Let’s look go back to our metaphor to better illustrate the limitations of the input data (or colors)… No matter how hard we tried, we couldn’t create the color brown with our initial input colors (blue and yellow); in order to create this new color, we would need to add a third input color into the algorithm: red.
Now, let’s bring that back to what we are doing at Lybra; today, we are creating RMS algorithms based on data from new and different sources, including flight searches, metasearches, OTA demand pressure and local events.
To bring it back to our metaphor, we are adding new colors to the input stage, which is used to create a forecast (hotel revenue management) that more accurately describes the true demand forecast for hotels – giving us the opportunity to create all of the colors in the world.
We started to develop Lybra’s Assistant RMS four years ago and we are glad to have the opportunity to work with a dedicated team within Zucchetti Group, one of the most important European companies in the IT sector. Creating forecasts based on future data sources is a paradigm shift in revenue management and, truly, the future of how hotels will price their rooms.
Some basic insights on revenue management with future demand data
Determining which variable is the most important for creating a revenue management forecast is more complicated than it first appears. For a start, is crucial to understand that “most important” is not the accurate word, in this case; it’s more correct to speak of the “relative importance,” which, in data science, means “attributing the right weight to the variables according to the context.”

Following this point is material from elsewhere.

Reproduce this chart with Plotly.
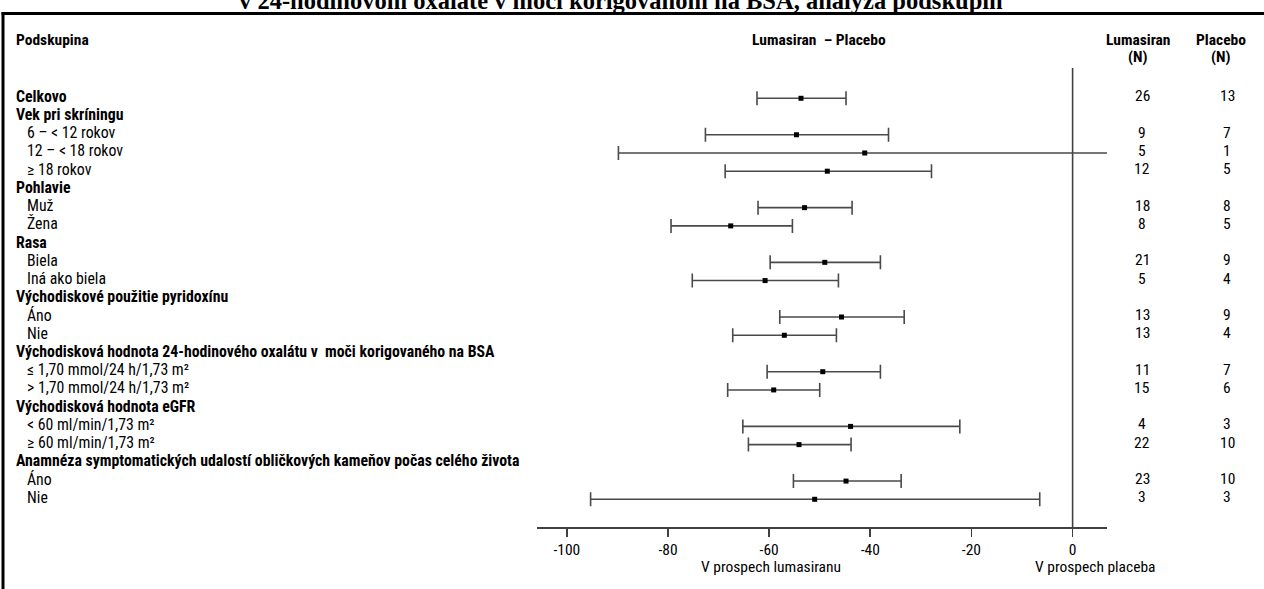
import plotly.graph_objects as go

# ---------------- data ----------------
row_labels = [
    "Celkovo",
    "Vek pri skríningu",
    "6 – < 12 rokov",
    "12 – < 18 rokov",
    "≥ 18 rokov",
    "Pohlavie",
    "Muž",
    "Žena",
    "Rasa",
    "Biela",
    "Iná ako biela",
    "Východiskové použitie pyridoxínu",
    "Áno",
    "Nie",
    "Východisková hodnota 24-hodinového oxalátu v  moči korigovaného na BSA",
    "≤ 1,70 mmol/24 h/1,73 m²",
    "> 1,70 mmol/24 h/1,73 m²",
    "Východisková hodnota eGFR",
    "< 60 ml/min/1,73 m²",
    "≥ 60 ml/min/1,73 m²",
    "Anamnéza symptomatických udalostí obličkových kameňov počas celého života",
    "Áno",
    "Nie",
]
header_rows = [0, 1, 5, 8, 11, 14, 17, 20]

estimate = [-53.7, None, -54.6, -41.1, -48.5, None, -53.0, -67.6, None, -49.0, -60.8,
            None, -45.7, -57.0, None, -49.4, -59.1, None, -43.9, -54.1, None, -44.8, -51.0]
ci_lower = [-62.4, None, -72.6, -89.8, -68.7, None, -62.2, -79.4, None, -59.8, -75.2,
            None, -57.9, -67.2, None, -60.4, -68.2, None, -65.2, -64.1, None, -55.2, -95.3]
ci_upper = [-44.8, None, -36.4, 8.0, -27.9, None, -43.6, -55.4, None, -38.0, -46.3,
            None, -33.3, -46.7, None, -38.0, -50.0, None, -22.3, -43.8, None, -33.9, -6.5]
n_lumasiran = ["26", "", "9", "5", "12", "", "18", "8", "", "21", "5",
               "", "13", "13", "", "11", "15", "", "4", "22", "", "23", "3"]
n_placebo = ["13", "", "7", "1", "5", "", "8", "5", "", "9", "4",
             "", "9", "4", "", "7", "6", "", "3", "10", "", "10", "3"]

x_ticks = [-100, -80, -60, -40, -20, 0]
title_text = "v 24-hodinovom oxaláte v moči korigovanom na BSA, analýza podskupín"
col_header_diff = "Lumasiran  – Placebo"
col_header_lum = ["Lumasiran", "(N)"]
col_header_pla = ["Placebo", "(N)"]
favours_left = "V prospech lumasiranu"
favours_right = "V prospech placeba"
subgroup_header = "Podskupina"

# ---------------- layout geometry ----------------
W, H = 1264, 589
ML, MR, MT, MB = 537, 157, 68, 62
PW, PH = W - ML - MR, H - MT - MB
X_RANGE = [-105.9, 6.8]
Y_RANGE = [23.52, -1.662]

FONT = "Roboto Condensed, Liberation Sans Narrow, Arial Narrow, sans-serif"
FS_ROW = 15.8
FS = 15.5


def pxx(px):
    return (px - ML) / PW


def pxy(py):
    return (H - MB - py) / PH


rows = list(range(len(row_labels)))
pt_rows = [r for r in rows if estimate[r] is not None]

fig = go.Figure()
fig.add_trace(go.Scatter(
    x=[estimate[r] for r in pt_rows],
    y=pt_rows,
    mode="markers",
    marker=dict(symbol="square", size=5, color="#000000"),
    error_x=dict(
        type="data", symmetric=False,
        array=[ci_upper[r] - estimate[r] for r in pt_rows],
        arrayminus=[estimate[r] - ci_lower[r] for r in pt_rows],
        color="#4a4a4a", thickness=1.6, width=7,
    ),
    hoverinfo="skip",
    showlegend=False,
))


def txt(x, y, text, size=FS, xanchor="center", xref="paper", yref="paper", yshift=0):
    return dict(x=x, xref=xref, y=y, yref=yref, text=text, showarrow=False,
                xanchor=xanchor, yanchor="middle", yshift=yshift,
                font=dict(family=FONT, size=size, color="#000000"))


annotations = []
for r in rows:
    bold = r in header_rows
    annotations.append(txt(pxx(14 if bold else 25), r,
                           ("<b>%s</b>" % row_labels[r]) if bold else row_labels[r],
                           size=FS_ROW, xanchor="left", yref="y", yshift=2))
    if n_lumasiran[r]:
        annotations.append(txt(pxx(1142), r, n_lumasiran[r], yref="y", yshift=2))
    if n_placebo[r]:
        annotations.append(txt(pxx(1227), r, n_placebo[r], yref="y", yshift=2))

annotations += [
    txt(pxx(14), pxy(40), "<b>%s</b>" % subgroup_header, xanchor="left"),
    txt(pxx(819), pxy(40), "<b>%s</b>" % col_header_diff),
    txt(pxx(1138), pxy(40), "<b>%s</b>" % col_header_lum[0]),
    txt(pxx(1138), pxy(57), "<b>%s</b>" % col_header_lum[1]),
    txt(pxx(1221), pxy(40), "<b>%s</b>" % col_header_pla[0]),
    txt(pxx(1221), pxy(57), "<b>%s</b>" % col_header_pla[1]),
    txt(-59.6, pxy(567), favours_left, xref="x"),
    txt(4.6, pxy(567), favours_right, xref="x"),
    dict(x=pxx(621), xref="paper", y=pxy(0.5), yref="paper", text="<b>%s</b>" % title_text,
         showarrow=False, xanchor="center", yanchor="middle",
         font=dict(family="Liberation Serif, Times New Roman, serif", size=24.5, color="#000000")),
]

shapes = [
    dict(type="line", xref="x", yref="paper", x0=0, x1=0, y0=0, y1=1,
         line=dict(color="#404040", width=1.6), layer="below"),
    dict(type="line", xref="paper", yref="paper", x0=pxx(1.5), x1=pxx(1264), y0=pxy(13.5), y1=pxy(13.5),
         line=dict(color="#000000", width=3)),
    dict(type="line", xref="paper", yref="paper", x0=pxx(3), x1=pxx(3), y0=pxy(12), y1=pxy(589),
         line=dict(color="#000000", width=3)),
]

fig.update_layout(
    width=W, height=H,
    margin=dict(l=ML, r=MR, t=MT, b=MB, pad=0),
    paper_bgcolor="#ffffff", plot_bgcolor="#ffffff",
    xaxis=dict(
        range=X_RANGE, tickmode="array", tickvals=x_ticks,
        ticktext=[str(t) for t in x_ticks],
        showgrid=False, zeroline=False,
        showline=True, linecolor="#404040", linewidth=1.6,
        ticks="outside", ticklen=8, tickwidth=1.6, tickcolor="#404040",
        tickfont=dict(family=FONT, size=FS, color="#000000"),
        fixedrange=True,
    ),
    yaxis=dict(range=Y_RANGE, visible=False, showgrid=False, zeroline=False, fixedrange=True),
    annotations=annotations,
    shapes=shapes,
    showlegend=False,
)

fig.write_html(
    "out.html",
    config={"displayModeBar": False, "staticPlot": True},
    post_script="document.body.style.margin='0';document.body.style.overflow='hidden';",
)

So, back to the question at hand… which new variables are we analyzing in our advanced revenue management algorithm, and why are they the most “relatively important”?
Flight searches
Flight searches on destinations are an important factor, but the importance of this data tends to decrease the further you get away from the city that “hosts” the airport. (Learn more in our flight search module.)
Booking searches
It may seem redundant in some cases (when compared to flight searches) but, in reality, this data is important for hotels located in the province or far from the airport(s).
Events
Events are another important variable; however, not all events have an impact on the destination and, therefore, on the occupancy of the hotel.
Competitors’ pricing
Understanding what the competition is doing crucial for hotels because, regardless of whether they follow revenue management or pricing strategies, as a whole, competitor’s rates determine the reference price. The reference price is one of the most important parameters that the customer evaluates before purchasing a product or service.
Reputation
Reputation naturally plays an important role because it impacts the determination of the reference price for the customer and, on the other hand, it affects the pricing capacity of the hotel. Price and reputation are inextricably linked and play on different temporal levels. Reputation is an intangible asset, which can deteriorate even with a long-term discounting-based pricing policy, which undermines the brand’s value/reputation, in the minds of consumers.
The old paradigm in revenue management
All variables play an important role in determining the forecast, but unlike the analysis of historical data alone, the weight of each of these variables is relative, contextualized to the individual hotel.
In most cases, traditional forecasts take historical data and project it onto the future, through the analysis of pick-up trends. This methodology has been the mother of forecasting for 40 years; in other words, this methodology was the origins of revenue management as applied science. Much research has been done over the years on how to make forecasts using the time series stored in the PMS (property management system); however, this type of analysis is fundamentally inaccurate, because it does not consider many “relatively important” variables.
For example, if we only analyze last year’s pick-up trends, we only have a number but no information about why that pick-up came out last year. We know nothing about last year’s competitors’ prices or last year’s demand pressure. All of these are important variables that somehow conditioned last year’s pick-up but, as we mentioned earlier, it is information that traditional RMS, using historical, pick-up pricing models do not consider; for this reason, the accuracy of the forecast models is not optimal.
Based on these considerations, it is easy to understand the level of abstraction that traditional revenue management models – and the resulting RMS – have; it also shows us why, today, with new technologies and above all with the strong dynamism of the market, it is necessary for revenue management models to use forward-looking data, not historical.
The new paradigm in revenue management with future demand data
The revenue management optimization process – also known, as the use of complex algorithms with complex future data – has the primary purpose of finding the right measure of each individual variable, and the best combination of those variables, to increase the accuracy of the forecast and, therefore, of the room pricing.
However, given the complexity of the subject, it is unthinkable to manually change the weight of each variable for each hotel, and that is why machine learning algorithms are used. These new artificial intelligence models work independently to find the right balance in the measure of each of the market variables to optimize and scientifically support revenue management decisions.
This fundamental paradigm shift in revenue management is already happening because of Lybra’s Assistant RMS. What makes this new paradigm shift even more exciting is that we are working on a blank slate; as new research and/or practical studies are done by our development team and by universities, new information will be discovered, over time, that can be applied to further optimize revenue management pricing models.